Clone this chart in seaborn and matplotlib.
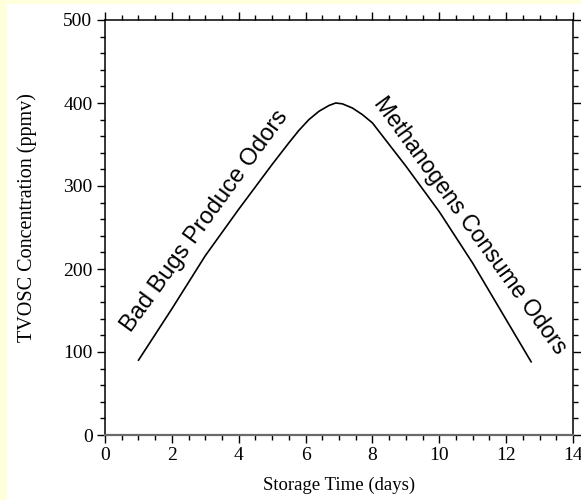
import numpy as np
import pandas as pd
import matplotlib
matplotlib.use("Agg")
import matplotlib.pyplot as plt
from matplotlib.ticker import MultipleLocator
from matplotlib.patches import Rectangle
import seaborn as sns

# Odor curve: total volatile organic sulfur compounds over storage time
days = [1.0, 2.0, 3.0, 4.0, 5.0, 5.5, 5.8, 6.1, 6.4, 6.7, 6.9, 7.1, 7.4, 7.7, 8.0,
        9.0, 10.0, 11.0, 12.0, 12.75]
tvosc = [90, 152, 216, 272, 326, 352, 367, 380, 390, 397, 400, 399, 394, 386, 376,
         324, 269, 207, 139, 88]

x_ticks = [0, 2, 4, 6, 8, 10, 12, 14]
y_ticks = [0, 100, 200, 300, 400, 500]

rise_label = "Bad Bugs Produce Odors"
fall_label = "Methanogens Consume Odors"

sns.set_style("ticks")
plt.rcParams["font.family"] = ["Liberation Serif", "DejaVu Serif"]
plt.rcParams["text.color"] = "black"
plt.rcParams["axes.labelcolor"] = "black"
plt.rcParams["xtick.color"] = "black"
plt.rcParams["ytick.color"] = "black"

fig = plt.figure(figsize=(5.81, 5.0), dpi=100, facecolor="white")
# pale yellow frame strips on the left and top edge
fig.patches.append(Rectangle((0, 0), 7 / 581, 1, transform=fig.transFigure,
                             facecolor="#FFFFDC", edgecolor="none", zorder=0))
fig.patches.append(Rectangle((0, 1 - 4 / 500), 1, 4 / 500, transform=fig.transFigure,
                             facecolor="#FFFFDC", edgecolor="none", zorder=0))

ax = fig.add_axes([105 / 581, 1 - 435 / 500, (573 - 105) / 581, (435 - 20) / 500])
ax.set_facecolor("white")

df = pd.DataFrame({"Storage Time (days)": days, "TVOSC": tvosc})
sns.lineplot(data=df, x="Storage Time (days)", y="TVOSC", ax=ax,
             color="black", linewidth=1.2, estimator=None, sort=False)

ax.set_xlim(x_ticks[0], x_ticks[-1])
ax.set_ylim(y_ticks[0], y_ticks[-1])
ax.set_xticks(x_ticks)
ax.set_yticks(y_ticks)
ax.xaxis.set_minor_locator(MultipleLocator(0.5))
ax.yaxis.set_minor_locator(MultipleLocator(20))

ax.tick_params(which="both", direction="out", top=True, right=True,
               labeltop=False, labelright=False, color="black", width=1.0,
               labelcolor="black")
ax.tick_params(which="major", length=6, labelsize=14, pad=3)
ax.tick_params(which="minor", length=3.6)

for side in ["left", "top", "right"]:
    ax.spines[side].set_visible(True)
    ax.spines[side].set_color("black")
    ax.spines[side].set_linewidth(1.1)
ax.spines["bottom"].set_color("#6a6a6a")
ax.spines["bottom"].set_linewidth(1.6)

ax.set_xlabel("Storage Time (days)", fontsize=13.5, labelpad=9, color="black")
ax.set_ylabel("TVOSC Concentration (ppmv)", fontsize=14.5, color="black")
ax.yaxis.set_label_coords(-0.145, 0.525)

ax.text(3.0, 258, rise_label, rotation=54, rotation_mode="anchor",
        ha="center", va="center", fontsize=17, color="black",
        family=["Liberation Sans", "DejaVu Sans"])
ax.text(10.92, 252, fall_label, rotation=-54, rotation_mode="anchor",
        ha="center", va="center", fontsize=16.5, color="black",
        family=["Liberation Sans", "DejaVu Sans"])

fig.savefig("out.png", dpi=100, facecolor=fig.get_facecolor())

Task details -> Your copy of the data above should match it exactly, except that pictures are left out.

The result ->
Clone this chart in seaborn and matplotlib.
import numpy as np
import pandas as pd
import matplotlib
matplotlib.use("Agg")
import matplotlib.pyplot as plt
from matplotlib.ticker import MultipleLocator
from matplotlib.patches import Rectangle
import seaborn as sns

# Odor curve: total volatile organic sulfur compounds over storage time
days = [1.0, 2.0, 3.0, 4.0, 5.0, 5.5, 5.8, 6.1, 6.4, 6.7, 6.9, 7.1, 7.4, 7.7, 8.0,
        9.0, 10.0, 11.0, 12.0, 12.75]
tvosc = [90, 152, 216, 272, 326, 352, 367, 380, 390, 397, 400, 399, 394, 386, 376,
         324, 269, 207, 139, 88]

x_ticks = [0, 2, 4, 6, 8, 10, 12, 14]
y_ticks = [0, 100, 200, 300, 400, 500]

rise_label = "Bad Bugs Produce Odors"
fall_label = "Methanogens Consume Odors"

sns.set_style("ticks")
plt.rcParams["font.family"] = ["Liberation Serif", "DejaVu Serif"]
plt.rcParams["text.color"] = "black"
plt.rcParams["axes.labelcolor"] = "black"
plt.rcParams["xtick.color"] = "black"
plt.rcParams["ytick.color"] = "black"

fig = plt.figure(figsize=(5.81, 5.0), dpi=100, facecolor="white")
# pale yellow frame strips on the left and top edge
fig.patches.append(Rectangle((0, 0), 7 / 581, 1, transform=fig.transFigure,
                             facecolor="#FFFFDC", edgecolor="none", zorder=0))
fig.patches.append(Rectangle((0, 1 - 4 / 500), 1, 4 / 500, transform=fig.transFigure,
                             facecolor="#FFFFDC", edgecolor="none", zorder=0))

ax = fig.add_axes([105 / 581, 1 - 435 / 500, (573 - 105) / 581, (435 - 20) / 500])
ax.set_facecolor("white")

df = pd.DataFrame({"Storage Time (days)": days, "TVOSC": tvosc})
sns.lineplot(data=df, x="Storage Time (days)", y="TVOSC", ax=ax,
             color="black", linewidth=1.2, estimator=None, sort=False)

ax.set_xlim(x_ticks[0], x_ticks[-1])
ax.set_ylim(y_ticks[0], y_ticks[-1])
ax.set_xticks(x_ticks)
ax.set_yticks(y_ticks)
ax.xaxis.set_minor_locator(MultipleLocator(0.5))
ax.yaxis.set_minor_locator(MultipleLocator(20))

ax.tick_params(which="both", direction="out", top=True, right=True,
               labeltop=False, labelright=False, color="black", width=1.0,
               labelcolor="black")
ax.tick_params(which="major", length=6, labelsize=14, pad=3)
ax.tick_params(which="minor", length=3.6)

for side in ["left", "top", "right"]:
    ax.spines[side].set_visible(True)
    ax.spines[side].set_color("black")
    ax.spines[side].set_linewidth(1.1)
ax.spines["bottom"].set_color("#6a6a6a")
ax.spines["bottom"].set_linewidth(1.6)

ax.set_xlabel("Storage Time (days)", fontsize=13.5, labelpad=9, color="black")
ax.set_ylabel("TVOSC Concentration (ppmv)", fontsize=14.5, color="black")
ax.yaxis.set_label_coords(-0.145, 0.525)

ax.text(3.0, 258, rise_label, rotation=54, rotation_mode="anchor",
        ha="center", va="center", fontsize=17, color="black",
        family=["Liberation Sans", "DejaVu Sans"])
ax.text(10.92, 252, fall_label, rotation=-54, rotation_mode="anchor",
        ha="center", va="center", fontsize=16.5, color="black",
        family=["Liberation Sans", "DejaVu Sans"])

fig.savefig("out.png", dpi=100, facecolor=fig.get_facecolor())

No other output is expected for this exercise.